The intensive 3-day event began with a day of activities during which participants familiarised themselves with each others’ work and mapped post-growth/degrowth organisation research. The mapping methodology, developed specifically for the workshop and guided by the theme of water, sought to spur new ways of thinking about this still-nascent field through reflexive artistic methods. Participants thought about emerging currents of scholarship, knowledge flows and their agency in directing the course of research. Their discussion was captured in two maps and whiteboard work. Photos can be found at the University of Vigo’s website.

The second day focused on network-building to extend and deepen the collaboration. In the evening, a musical intervention from pianist Abe Rábade re-grounded the researchers after extensive academic discussions. On the final day, the participants gathered to plan next steps to continue working together. Several groups formed to take specific projects forward. Overall, a clear sense of momentum, and a shared sense of purpose, characterized the workshop. Hence, this workshop just marks the beginning and foundations for future projects and collaborations on the workshop’s topic and beyond in the months and years ahead.  Already, a session on ‘Advancing research on degrowth and post-growth organisation’ will be held at the Zagreb degrowth conference. Themes from the workshop will  feature at the upcoming ecological economics and degrowth conference in Pontevedra hosted by the Post-growth Innovation Lab and the University of Vigo in 2024.

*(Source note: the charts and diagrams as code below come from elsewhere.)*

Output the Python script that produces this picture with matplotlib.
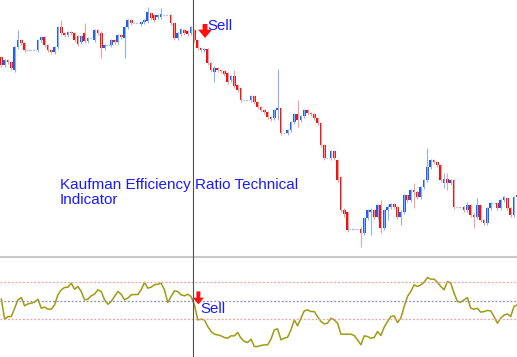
import numpy as np
import matplotlib
matplotlib.use("Agg")
import matplotlib.pyplot as plt
from matplotlib.lines import Line2D

# price bars (arbitrary price units), one per bar, left to right
opens = [203, 195, 200, 198, 190, 213, 220, 217, 210, 210, 210, 210, 220, 223, 215, 210,
         208, 213, 233, 227, 225, 228, 227, 224, 218, 227, 219, 222, 220, 230, 227, 212,
         215, 215, 220, 218, 225, 222, 233, 240, 237, 237, 236, 238, 239, 247, 245, 243,
         243, 245, 245, 245, 237, 222, 226, 230, 229, 227, 230, 220, 212, 210, 211, 197,
         188, 192, 190, 189, 187, 180, 184, 175, 172, 160, 160, 160, 164, 158, 153, 150,
         148, 143, 142, 150, 152, 127, 127, 130, 138, 146, 140, 144, 150, 147, 146, 142,
         137, 115, 102, 102, 109, 100, 83, 50, 48, 31, 31, 31, 31, 27, 42, 48,
         50, 43, 55, 32, 50, 53, 56, 53, 43, 48, 65, 60, 70, 68, 63, 73,
         80, 93, 100, 98, 95, 77, 81, 77, 80, 53, 53, 53, 50, 55, 45, 43,
         55, 40, 37, 52, 57, 57, 52, 60, 62, 52, 45, 63]
closes = [195, 200, 198, 192, 213, 220, 217, 210, 210, 210, 210, 220, 223, 215, 210, 208,
          213, 233, 227, 225, 228, 227, 220, 216, 224, 219, 222, 222, 230, 227, 212, 215,
          215, 220, 218, 225, 223, 233, 240, 237, 237, 237, 238, 240, 248, 242, 240, 245,
          246, 245, 245, 237, 222, 227, 231, 227, 226, 233, 220, 212, 210, 211, 197, 190,
          192, 190, 189, 186, 178, 184, 174, 170, 160, 160, 160, 164, 158, 153, 150, 148,
          143, 141, 150, 152, 127, 127, 130, 138, 146, 140, 144, 150, 147, 146, 142, 137,
          115, 102, 102, 109, 102, 80, 50, 46, 30, 31, 31, 31, 27, 42, 50, 50,
          43, 55, 32, 50, 53, 56, 53, 43, 48, 65, 60, 70, 68, 63, 73, 80,
          93, 100, 98, 95, 80, 81, 77, 80, 53, 53, 53, 50, 55, 45, 43, 55,
          40, 37, 52, 57, 57, 52, 60, 63, 52, 45, 63, 65]
# bars whose shadows reach well beyond the body: index -> (high, low)
long_wicks = {5: (230, 211), 18: (240, 225), 25: (237, 217), 30: (229, 202),
              37: (234, 202), 44: (253, 237), 48: (252, 241), 64: (194, 178),
              70: (190, 172), 83: (191, 140), 89: (160, 133), 103: (52, 43),
              108: (33, 13), 111: (52, 25), 114: (60, 27), 116: (55, 40),
              120: (50, 35), 124: (77, 52), 128: (112, 78), 133: (87, 72),
              134: (87, 70), 140: (58, 48), 142: (47, 32), 143: (62, 41),
              148: (68, 50)}

# efficiency ratio line, one value per bar
ratio = [0.024, -0.300, -0.257, -0.257, -0.122, 0.014, 0.051, -0.084, -0.051, -0.041,
         -0.024, 0.024, -0.122, -0.105, -0.138, -0.138, -0.068, 0.095, 0.176, 0.214,
         0.219, 0.284, 0.186, 0.230, 0.149, 0.014, 0.024, 0.078, 0.105, 0.176,
         0.149, 0.014, -0.057, -0.014, 0.068, 0.149, 0.105, 0.014, 0.041, 0.095,
         0.100, 0.100, 0.176, 0.295, 0.203, 0.219, 0.257, 0.268, 0.284, 0.176,
         -0.030, 0.068, 0.159, 0.149, 0.095, 0.078, 0.105, 0.068, -0.068, -0.311,
         -0.300, -0.311, -0.419, -0.500, -0.543, -0.554, -0.570, -0.597, -0.608, -0.570,
         -0.570, -0.516, -0.608, -0.662, -0.678, -0.624, -0.743, -0.743, -0.727, -0.716,
         -0.716, -0.624, -0.473, -0.457, -0.635, -0.608, -0.592, -0.473, -0.311, -0.408,
         -0.284, -0.165, -0.149, -0.176, -0.176, -0.257, -0.338, -0.376, -0.365, -0.284,
         -0.311, -0.365, -0.543, -0.543, -0.543, -0.543, -0.565, -0.635, -0.716, -0.570,
         -0.581, -0.608, -0.597, -0.500, -0.565, -0.430, -0.338, -0.257, -0.246, -0.354,
         -0.284, -0.095, 0.068, 0.149, 0.257, 0.230, 0.257, 0.300, 0.376, 0.349,
         0.349, 0.300, 0.230, 0.176, 0.311, 0.284, 0.122, -0.014, -0.024, 0.014,
         0.051, -0.122, -0.138, -0.122, -0.186, -0.176, -0.159, -0.165, -0.257, -0.365,
         -0.284, -0.235, -0.214, -0.257, -0.095, -0.068]
levels = [0.3, 0.0, -0.3]
sell_bar = 57.5

BLUE = "#1c5cf0"
RED = "#f01010"
TXT = "#1a1aff"

fig = plt.figure(figsize=(5.17, 3.57), dpi=100)
ax = fig.add_axes([0, 102 / 357, 1, 255 / 357])
ax2 = fig.add_axes([0, 0, 1, 99 / 357])

o = np.array(opens, float)
c = np.array(closes, float)
x = np.arange(len(o))
hi = np.maximum(o, c) + 1.5
lo = np.minimum(o, c) - 1.5
for k, (h, l) in long_wicks.items():
    hi[k] = h
    lo[k] = l

up = c > o
dn = c < o
flat = c == o
ax.vlines(x[up], lo[up], hi[up], color="#90b0f0", lw=0.8)
ax.vlines(x[dn], lo[dn], hi[dn], color="#f0a0a0", lw=0.8)
ax.bar(x[up], (c - o)[up], bottom=o[up], width=0.82, color=BLUE, lw=0)
ax.bar(x[dn], (c - o)[dn], bottom=o[dn], width=0.82, color=RED, lw=0)
ax.hlines(c[flat], x[flat] - 0.5, x[flat] + 0.5, color="#8fb0ea", lw=0.9, linestyles=(0, (1, 1)))

ax.set_xlim(-0.4, 154.9)
ax.set_ylim(5, 260)
ax.axis("off")

ax.annotate("", xy=(61.2, 222), xytext=(61.2, 236),
            arrowprops=dict(arrowstyle="simple,head_length=0.6,head_width=1.0,tail_width=0.35",
                            color="#ff1010", lw=0, shrinkA=0, shrinkB=0, mutation_scale=10))
ax.text(61.8, 230, "Sell", color=TXT, fontsize=10.8, family="Liberation Sans", va="baseline")
ax.text(17.6, 56, "Kaufman Efficiency Ratio Technical\nIndicator", color=TXT, fontsize=11,
        family="Liberation Sans", va="baseline", linespacing=1.08)

# indicator window
ax2.plot(np.arange(len(ratio)), ratio, color="#9c9c12", lw=1.1)
ax2.axhline(levels[0], color="#f4a0a0", lw=0.9, ls=(0, (1.5, 1.5)))
ax2.axhline(levels[2], color="#f4a0a0", lw=0.9, ls=(0, (1.5, 1.5)))
ax2.axhline(levels[1], color="#8c8cb0", lw=0.9, ls=(0, (1.5, 1.5)))
ax2.set_xlim(-0.4, 154.9)
ax2.set_ylim(-0.913, 0.692)
ax2.axis("off")
ax2.annotate("", xy=(59.2, -0.06), xytext=(59.2, 0.15),
             arrowprops=dict(arrowstyle="simple,head_length=0.6,head_width=1.0,tail_width=0.35",
                             color="#ff1010", lw=0, shrinkA=0, shrinkB=0, mutation_scale=8))
ax2.text(59.9, -0.205, "Sell", color=TXT, fontsize=10.8, family="Liberation Sans", va="baseline")

# separator between windows and the vertical marker line
fig.add_artist(Line2D([0, 1], [1 - 256.5 / 357] * 2, color="#c8c8c8", lw=1.5))
xf = (sell_bar + 0.4) / (154.9 + 0.4)
fig.add_artist(Line2D([xf, xf], [0, 1], color="#505050", lw=0.8))

fig.savefig("out.png", dpi=100)
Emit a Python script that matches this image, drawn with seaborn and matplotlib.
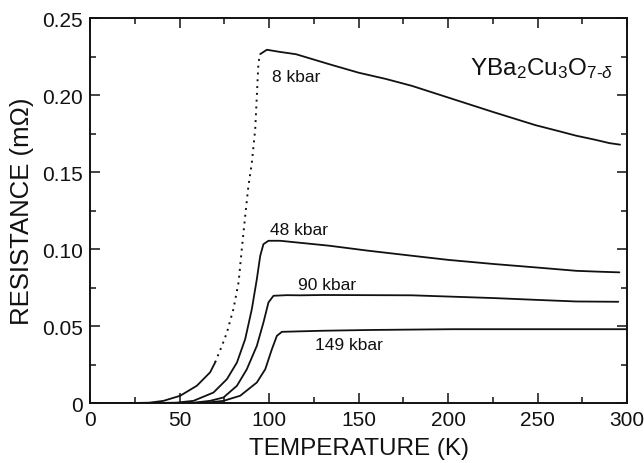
import numpy as np
import pandas as pd
import matplotlib
matplotlib.use("Agg")
import matplotlib.pyplot as plt
import seaborn as sns
from matplotlib.ticker import MultipleLocator, FixedFormatter, FixedLocator

# ---- data (T in K, R in mOhm) ----
t_8 = [0, 20, 33, 41, 50.3, 59.6, 67, 69.8, 73.6, 76.4, 80, 82.9, 84.7, 86.6, 88.4, 90.3, 92.2, 93.1, 94, 95, 98.7, 106, 115, 133.6, 150, 165, 179.6, 202.6, 225.6, 248.6, 262, 271.5, 282, 290, 296]
r_8 = [0, 0, 0.0003, 0.0015, 0.0048, 0.0113, 0.020, 0.0264, 0.0372, 0.0459, 0.061, 0.0784, 0.100, 0.1216, 0.141, 0.156, 0.178, 0.1995, 0.221, 0.2266, 0.2294, 0.228, 0.2265, 0.220, 0.2145, 0.2105, 0.206, 0.1974, 0.1888, 0.1805, 0.1765, 0.1736, 0.171, 0.1688, 0.1678]

t_48 = [0, 30, 48, 57.7, 68.9, 76.4, 82, 86.6, 90.3, 93.1, 95, 96.8, 99.6, 106.1, 115.5, 133.5, 155, 179.6, 200, 225.6, 250, 271.5, 285, 295.6]
r_48 = [0, 0, 0.0003, 0.0015, 0.0069, 0.0156, 0.0264, 0.0416, 0.061, 0.0805, 0.0957, 0.1032, 0.1054, 0.1054, 0.1043, 0.1022, 0.0990, 0.0957, 0.0930, 0.0903, 0.0880, 0.0859, 0.0853, 0.0849]

t_90 = [0, 40, 58, 67, 74.5, 82, 87.5, 93.1, 96.8, 99.6, 102.4, 109.9, 117.3, 130, 156.6, 179.6, 200, 225.6, 250, 271.5, 295]
r_90 = [0, 0, 0.0003, 0.0015, 0.0037, 0.0113, 0.022, 0.0372, 0.0524, 0.0654, 0.0697, 0.0701, 0.0700, 0.0702, 0.0701, 0.0700, 0.0692, 0.0682, 0.0670, 0.0660, 0.0658]

t_149 = [0, 40, 65, 74.5, 83.8, 93.1, 97.8, 101.5, 104.3, 107.1, 113.6, 130, 156.6, 202.6, 250, 300]
r_149 = [0, 0, 0.0003, 0.0015, 0.0048, 0.0134, 0.022, 0.035, 0.0437, 0.0463, 0.0465, 0.0470, 0.0475, 0.0480, 0.0480, 0.0480]

labels = ["8 kbar", "48 kbar", "90 kbar", "149 kbar"]
label_pos_t = [101.5, 100.3, 116.3, 125.7]
label_pos_r = [0.2123, 0.1130, 0.0773, 0.0383]

x_ticks = [0, 50, 100, 150, 200, 250, 300]
x_tick_labels = ["0", "50", "100", "150", "200", "250", "300"]
y_ticks = [0, 0.05, 0.10, 0.15, 0.20, 0.25]
y_tick_labels = ["0", "0.05", "0.10", "0.15", "0.20", "0.25"]

sns.set_style("ticks")
plt.rcParams['font.family'] = ['Liberation Sans', 'DejaVu Sans']
plt.rcParams['mathtext.fontset'] = 'custom'
plt.rcParams['mathtext.rm'] = 'Liberation Sans'
plt.rcParams['mathtext.it'] = 'Liberation Sans:italic'

fig = plt.figure(figsize=(6.44, 4.64), dpi=100)
ax = fig.add_axes([0.140, 0.129, 0.834, 0.830])

ink = "#111111"
lw = 1.3

# 8 kbar: solid at low T, dotted transition, solid in normal state
df8 = pd.DataFrame({"T": t_8, "R": r_8})
low = df8[df8["T"] <= 69.8]
trans = df8[(df8["T"] >= 69.8) & (df8["T"] <= 95)]
high = df8[df8["T"] >= 95]
sns.lineplot(data=low, x="T", y="R", ax=ax, color=ink, lw=lw, sort=False)
sns.lineplot(data=trans, x="T", y="R", ax=ax, color=ink, lw=1.4, sort=False,
             linestyle=(0, (1, 2.5)))
sns.lineplot(data=high, x="T", y="R", ax=ax, color=ink, lw=lw, sort=False)

for t, r in [(t_48, r_48), (t_90, r_90), (t_149, r_149)]:
    sns.lineplot(x=t, y=r, ax=ax, color=ink, lw=lw, sort=False)

for lab, lt, lr in zip(labels, label_pos_t, label_pos_r):
    ax.text(lt, lr, lab, fontsize=12.5, ha="left", va="center", color=ink)

ax.text(292, 0.218, r"YBa$_2$Cu$_3$O$_{7\text{-}\delta}$", fontsize=17.5, ha="right",
        va="center", color=ink)

ax.set_xlim(0, 300)
ax.set_ylim(0, 0.25)
ax.xaxis.set_major_locator(FixedLocator(x_ticks))
ax.xaxis.set_major_formatter(FixedFormatter(x_tick_labels))
ax.yaxis.set_major_locator(FixedLocator(y_ticks))
ax.yaxis.set_major_formatter(FixedFormatter(y_tick_labels))
ax.xaxis.set_minor_locator(MultipleLocator(25))
ax.yaxis.set_minor_locator(MultipleLocator(0.025))
ax.tick_params(which="both", direction="in", top=True, right=True, colors=ink,
               labelsize=15, width=1.1)
ax.tick_params(which="major", length=7, pad=5)
ax.tick_params(which="minor", length=4)
for s in ax.spines.values():
    s.set_linewidth(1.4)
    s.set_color(ink)

ax.set_xlabel("TEMPERATURE (K)", fontsize=17.5, color=ink, labelpad=6)
ax.set_ylabel("RESISTANCE (mΩ)", fontsize=18.5, color=ink, labelpad=6)

fig.savefig("out.png", dpi=100)
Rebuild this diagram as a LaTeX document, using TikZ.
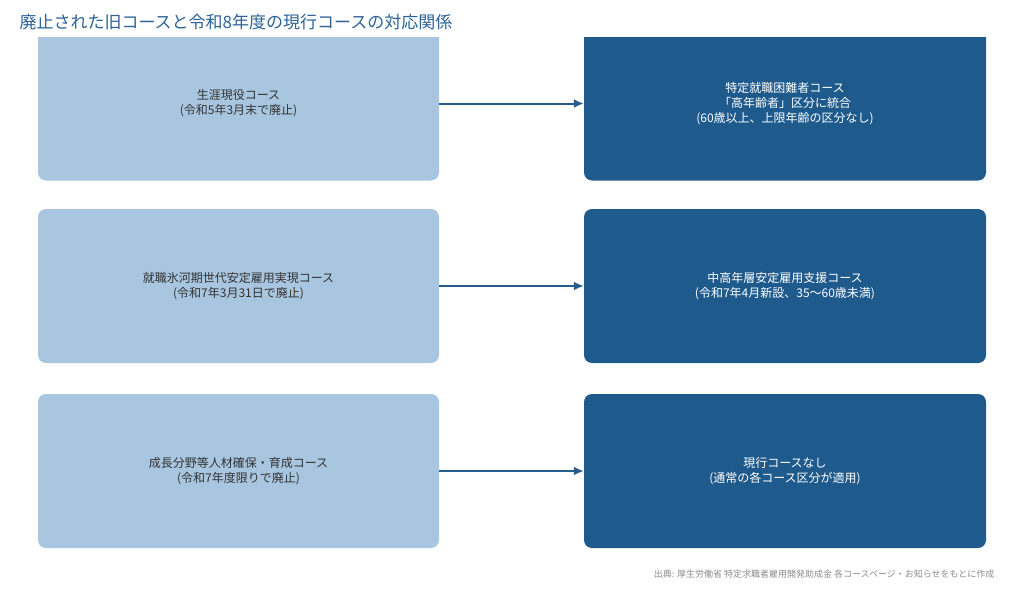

During the final day, one of the participants crafted a short reflective piece that drew together many of the discussions and experiences from the days in Pontevedra. Rather than a detailed summary of the workshop, the participants agreed that this piece serves as a fitting ‘proceedings’ that captures the spirit of the workshop. You can read it below.

A Degrowth story

Las peregrinos they come, tired and weary all seeking the same destination. We come by many paths sometimes walking side by side but also alone, we try to find a way. A way to turn from the well-trodden path. A path like a river, a flood, a tidal wave of growth crashing endlessly across the land sweeping all before it. We throw ourselves like rocks into the current to dam it up, to stop the destruction but when we look into the lake, the mirror, we see ourselves fractured and imperfect. We stop a while in this place where we are washed up.

A place that is old and unchanging, solid and new, different, changing. Around us granite walls hold up the weight of history and contain, enclose us. In their cracks are a million seeds and spores, new life springs forth from calcified rock. A plurality of plants colonize the hard stone, finding space in a chaos of new growth. In this place, this hard place it rains and we try to give voice.

To construct, to organise the streams of our thinking, like water that is running down the buildings. We want to pool our energy, to run together but not be tied or tired. Our aim is to find a way to harmonize, to make music and a song that is urgent and necessary but also beautiful – it is prefigurative, yet cannot be prefigured. So we must begin by making noise and finding resonance, embodying it. We know that those who find beauty in this song or utility may seek to make it their own but this will be a different song. Sound travels but it does not stay the same we try to find a common music but we do not play the same notes.

We return to the river, the one we never left. Knowing we were not outside it but in it, swimming in the under currents trying to find a flow that is shared but cannot be the same. A flow that others will join that will change the course of the river. We struggle against the current, we fail sometimes but we try to name an ethos – a common intention for action. The naming or voicing takes work and is ongoing, dynamic it is human and must be sustained consciously or it will be alienated. We must play individually and together like jazz musicians in relation to one another. So pick up your instrument and raise your voice to make a sound in common. Be ready to play some bad notes and forgive yourself and others because the music changes and so does the river.

This story is an academic fiction, an individual reflection and interpretation of the discussions and thinking that have taken place during the workshop on degrowth/post-growth organisation that took place in Pontevedra, April 12th -14th 2023.

David Watson (Norwich Business School, University of East Anglia).

*the misplacement of gender pronoun in the first sentence is deliberate.